**WHAT IS EXPECTED**
Leave out the pictures, and return only the lines running from the one that contains "Convert this chart to matplotlib code." to the one that contains "plt.rcParams['font.family'] = ['Liberation", both included, exactly as they appear.

[Entries taken from a collection]
----
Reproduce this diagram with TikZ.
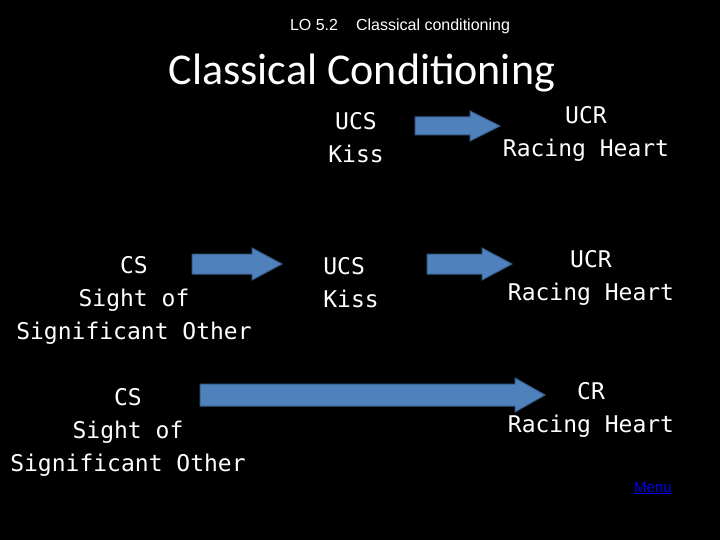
\documentclass[tikz,border=0pt]{standalone}
\usepackage{fontspec}
\setmainfont{DejaVu Sans Mono}
\newfontfamily\arialf{Liberation Sans}
\newfontfamily\calib{Carlito}
\definecolor{ablue}{HTML}{4F81BD}
\definecolor{aedge}{HTML}{385D8A}
\definecolor{mblue}{HTML}{0000EE}
\newcommand{\blockarrow}[5]{% x1, ymid, x2, half body, half head
  \filldraw[barrow] (#1,#2-#4) -- (#3-30,#2-#4) -- (#3-30,#2-#5) -- (#3,#2) -- (#3-30,#2+#5) -- (#3-30,#2+#4) -- (#1,#2+#4) -- cycle;}
\begin{document}
\begin{tikzpicture}[x=1pt,y=-1pt,
  txt/.style={text=white,font=\fontsize{23}{33}\selectfont,align=center,inner sep=0},
  barrow/.style={fill=ablue,draw=aedge,line width=1pt}]
\fill[black] (0,0) rectangle (720,540);
\useasboundingbox (0,0) rectangle (720,540);
\node[text=white,font=\arialf\fontsize{16}{18}\selectfont] (lo) at (400,26) {LO 5.2\hspace{18pt}Classical conditioning};
\node[text=white,font=\calib\fontsize{44}{48}\selectfont] (title) at (362,73) {Classical Conditioning};
\node[txt] (ucs1) at (356,138) {UCS\\Kiss};
\node[txt] (ucr1) at (586,134) {UCR\\Racing Heart};
\node[txt] (cs1) at (134,300) {CS\\Sight of\\Significant Other};
\node[txt,align=left] (ucs2) at (351,283) {UCS\\Kiss};
\node[txt] (ucr2) at (591,278) {UCR\\Racing Heart};
\node[txt] (cs2) at (128,432) {CS\\Sight of\\Significant Other};
\node[txt] (cr) at (591,410) {CR\\Racing Heart};
\node[text=mblue,font=\arialf\fontsize{15}{17}\selectfont] (menu) at (653,488) {\underline{Menu}};
\blockarrow{415}{126}{500}{9}{15}
\blockarrow{192}{264}{282}{10}{16}
\blockarrow{427}{264}{512}{10}{16}
\blockarrow{200}{395}{545}{11}{17}
\end{tikzpicture}
\end{document}
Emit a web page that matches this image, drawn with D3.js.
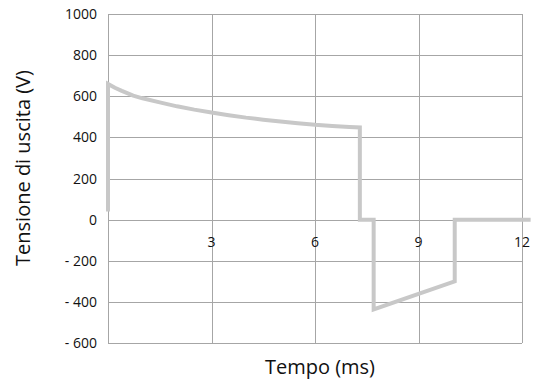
<!DOCTYPE html>
<html>
<head>
<meta charset="utf-8">
<script src="https://cdn.jsdelivr.net/npm/d3@7"></script>
<style>
  body { margin: 0; background: #fff; }
  svg text { font-family: "Open Sans", sans-serif; fill: #111; }
</style>
</head>
<body>
<div id="chart"></div>
<script>
// tick values
const xTicks = [3, 6, 9, 12];
const yTicks = [-600, -400, -200, 0, 200, 400, 600, 800, 1000];

// output voltage trace (time ms, volts)
const timeMs = [0, 0, 0.2, 0.4, 0.73, 1, 1.5, 2, 2.5, 3, 3.5, 4, 4.5, 5, 5.5, 6, 6.5, 7, 7.3,
                7.3, 7.7, 7.7, 10.05, 10.05, 12.25];
const volts = [40, 660, 641, 626, 603, 590, 570, 551, 535, 521, 508, 496, 486, 477, 469, 461, 455, 450, 448,
               0, 0, -437, -300, 0, 0];

const width = 537, height = 381;
const plotLeft = 108, plotRight = 522, plotTop = 14, plotBottom = 343;

const svg = d3.select("#chart").append("svg")
  .attr("width", width)
  .attr("height", height);

const x = d3.scaleLinear().domain([0, 12]).range([plotLeft, plotRight]);
const y = d3.scaleLinear().domain([-600, 1000]).range([plotBottom, plotTop]);

// grid
const grid = svg.append("g").attr("stroke", "#a6a6a6").attr("stroke-width", 1);
grid.selectAll("line.h")
  .data(yTicks)
  .enter().append("line")
  .attr("class", "h")
  .attr("x1", plotLeft).attr("x2", plotRight)
  .attr("y1", d => Math.round(y(d)) + 0.5).attr("y2", d => Math.round(y(d)) + 0.5);
grid.selectAll("line.v")
  .data([0].concat(xTicks))
  .enter().append("line")
  .attr("class", "v")
  .attr("x1", d => Math.round(x(d)) + 0.5).attr("x2", d => Math.round(x(d)) + 0.5)
  .attr("y1", plotTop).attr("y2", plotBottom);

// y tick labels
svg.selectAll("text.ytick")
  .data(yTicks)
  .enter().append("text")
  .attr("class", "ytick")
  .attr("x", 97)
  .attr("y", d => y(d) + 5)
  .attr("text-anchor", "end")
  .style("font-size", "14px")
  .text(d => d < 0 ? "- " + Math.abs(d) : d);

// x tick labels sit inside the plot, under the zero line
svg.selectAll("text.xtick")
  .data(xTicks)
  .enter().append("text")
  .attr("class", "xtick")
  .attr("x", d => x(d))
  .attr("y", y(0) + 27)
  .attr("text-anchor", "middle")
  .style("font-size", "14px")
  .text(d => d);

// trace
const line = d3.line()
  .x(d => x(d[0]))
  .y(d => y(d[1]));
const pts = timeMs.map((t, i) => [t, volts[i]]);
svg.append("path")
  .datum(pts)
  .attr("d", line)
  .attr("fill", "none")
  .attr("stroke", "#c8c8c8")
  .attr("stroke-width", 4);

// axis titles
svg.append("text")
  .attr("x", 320)
  .attr("y", 374)
  .attr("text-anchor", "middle")
  .style("font-size", "20px")
  .text("Tempo (ms)");

svg.append("text")
  .attr("transform", "translate(30,168) rotate(-90)")
  .attr("text-anchor", "middle")
  .style("font-size", "20px")
  .text("Tensione di uscita (V)");
</script>
</body>
</html>
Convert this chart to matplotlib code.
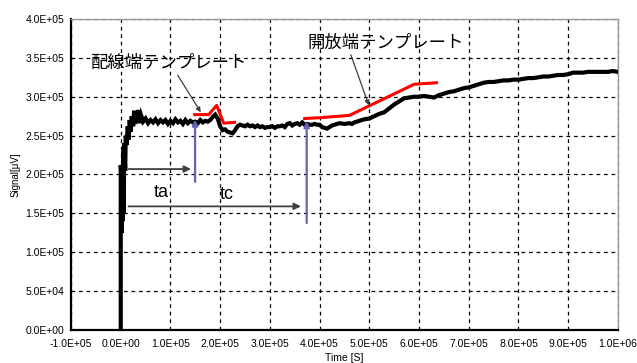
import numpy as np
import matplotlib
matplotlib.use("Agg")
from matplotlib import pyplot as plt

plt.rcParams['font.family'] = ['Liberation Sans', 'Noto Sans CJK JP', 'DejaVu Sans']

# measured signal (time in 1e3 s, signal in 1e3 uV)
sig_t = [0, 0, 1, 2, 3, 4, 5, 6, 7, 9, 10, 12, 14, 16, 18, 20, 22, 25, 27, 29, 31, 33, 36, 38, 41, 45,
         50, 55, 60, 65, 70, 75, 80, 85, 90, 95, 100, 105, 110, 115, 120, 125, 130, 135, 140, 145,
         150, 155, 160, 165, 170, 175, 180, 185, 190, 195, 200, 205, 210, 215, 220, 225, 230, 235,
         240, 245, 250, 255, 260, 265, 270, 275, 280, 285, 290, 295, 300, 305, 310, 315, 320, 325,
         330, 335, 340, 345, 350, 355, 360, 365, 370, 375, 380, 385, 390, 395, 400, 405, 410, 415,
         420, 425, 430, 440, 450, 460, 465, 470, 480, 490, 500, 510, 520, 530, 540, 550, 560, 570,
         580, 590, 600, 610, 620, 630, 640, 650, 660, 670, 680, 690, 700, 710, 720, 730, 740, 750,
         760, 770, 780, 790, 800, 810, 820, 830, 840, 850, 860, 870, 880, 890, 900, 910, 920, 930,
         940, 950, 960, 970, 980, 990, 1000]
sig_v = [0, 212, 200, 125, 180, 140, 230, 150, 240, 205, 250, 238, 262, 245, 270, 255, 275, 262, 282,
         265, 280, 268, 283, 266, 276, 268,
         272, 266, 270, 267, 271, 266, 270, 267, 270, 265, 269, 266, 271, 267, 269, 265, 270, 266,
         269, 267, 268, 266, 270, 267, 269, 268, 270, 274, 277, 272, 262, 257, 258, 255, 254, 253,
         257, 262, 264, 263, 262, 264, 262, 263, 261, 263, 261, 262, 260, 261, 261, 262, 260, 262,
         262, 263, 261, 265, 266, 263, 265, 266, 264, 267, 264, 265, 264, 264, 265, 264, 264, 261,
         260, 259, 261, 263, 264, 266, 265, 266, 265, 267, 269, 271, 272, 275, 278, 280, 285, 290,
         294, 298, 299, 300, 300, 301, 300, 299, 302, 304, 306, 307, 309, 311, 312, 314, 316, 318,
         319, 319, 320, 321, 321, 322, 322, 323, 324, 324, 325, 326, 326, 327, 328, 328, 329, 331,
         331, 331, 332, 332, 332, 332, 332, 333, 332]

# templates
wire_t = [149, 177, 193, 207, 229]
wire_v = [277, 277, 289, 266, 267]
open_t = [370, 400, 460, 590, 635]
open_v = [272, 273, 276, 316, 318]

# marker times for ta / tc
ta_t = 149.5
tc_t = 374

k = 1e3
fig = plt.figure(figsize=(6.37, 3.63), dpi=100)
ax = fig.add_axes([0.1115, 0.0909, 0.8585, 0.8568])

ax.plot(np.array(sig_t) * k, np.array(sig_v) * k, color='black', lw=3.0, zorder=4,
        solid_joinstyle='miter')
ax.plot(np.array(wire_t) * k, np.array(wire_v) * k, color='#ff0000', lw=2.2, zorder=5)
ax.plot(np.array(open_t) * k, np.array(open_v) * k, color='#ff0000', lw=2.2, zorder=5)

# blue markers with small arrowheads on top
blue = '#6464b4'
ax.annotate('', xy=(ta_t * k, 274 * k), xytext=(ta_t * k, 187 * k),
            arrowprops=dict(arrowstyle='-|>', color=blue, lw=1.6, mutation_scale=8), zorder=6)
ax.annotate('', xy=(tc_t * k, 272 * k), xytext=(tc_t * k, 134 * k),
            arrowprops=dict(arrowstyle='-|>', color=blue, lw=1.6, mutation_scale=8), zorder=6)

# ta / tc span arrows
gray = '#404040'
ax.annotate('', xy=(147 * k, 207 * k), xytext=(10 * k, 207 * k),
            arrowprops=dict(arrowstyle='-|>', color=gray, lw=1.3, mutation_scale=10), zorder=6)
ax.annotate('', xy=(368 * k, 159 * k), xytext=(10 * k, 159 * k),
            arrowprops=dict(arrowstyle='-|>', color=gray, lw=1.3, mutation_scale=10), zorder=6)
ax.text(67 * k, 177 * k, 'ta', fontsize=13, va='center', ha='left', zorder=7)
ax.text(200 * k, 174 * k, 'tc', fontsize=13, va='center', ha='left', zorder=7)

# template labels
ax.annotate('配線端テンプレート', xy=(161 * k, 280 * k), xytext=(-62 * k, 343 * k),
            fontsize=12.5, va='center', ha='left', family=['Noto Sans CJK JP', 'DejaVu Sans'],
            arrowprops=dict(arrowstyle='-|>', color=gray, lw=0.9, mutation_scale=7,
                            shrinkA=0, shrinkB=0, relpos=(0.55, 0)), zorder=7)
ax.annotate('開放端テンプレート', xy=(499 * k, 289 * k), xytext=(376 * k, 369 * k),
            fontsize=12.5, va='center', ha='left', family=['Noto Sans CJK JP', 'DejaVu Sans'],
            arrowprops=dict(arrowstyle='-|>', color=gray, lw=0.9, mutation_scale=7,
                            shrinkA=0, shrinkB=0, relpos=(0.27, 0)), zorder=7)

ax.set_xlim(-1e5, 1e6)
ax.set_ylim(0, 4e5)
ax.set_xticks(np.arange(-1e5, 1.0e6 + 1, 1e5))
ax.set_yticks(np.arange(0, 4e5 + 1, 5e4))
ax.set_xticklabels(['%.1E' % v for v in ax.get_xticks()], fontsize=7.5)
ax.set_yticklabels(['%.1E' % v for v in ax.get_yticks()], fontsize=7.5)
ax.tick_params(axis='x', length=0, pad=6.5)
ax.tick_params(axis='y', length=0, pad=5)

ax.grid(True, color='black', linestyle=(0, (3, 3)), lw=0.9, zorder=1)
for side in ['left', 'bottom']:
    ax.spines[side].set_linewidth(1.6)
    ax.spines[side].set_color('black')
for side in ['top', 'right']:
    ax.spines[side].set_linewidth(1.0)
    ax.spines[side].set_color('#999999')

ax.set_xlabel('Time [S]', fontsize=7.5, labelpad=3)
ax.set_ylabel('Signal[μV]', fontsize=7, labelpad=3)

fig.savefig('out.png', dpi=100)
----
**THE ANSWER**
Convert this chart to matplotlib code.
import numpy as np
import matplotlib
matplotlib.use("Agg")
from matplotlib import pyplot as plt

plt.rcParams['font.family'] = ['Liberation Sans', 'Noto Sans CJK JP', 'DejaVu Sans']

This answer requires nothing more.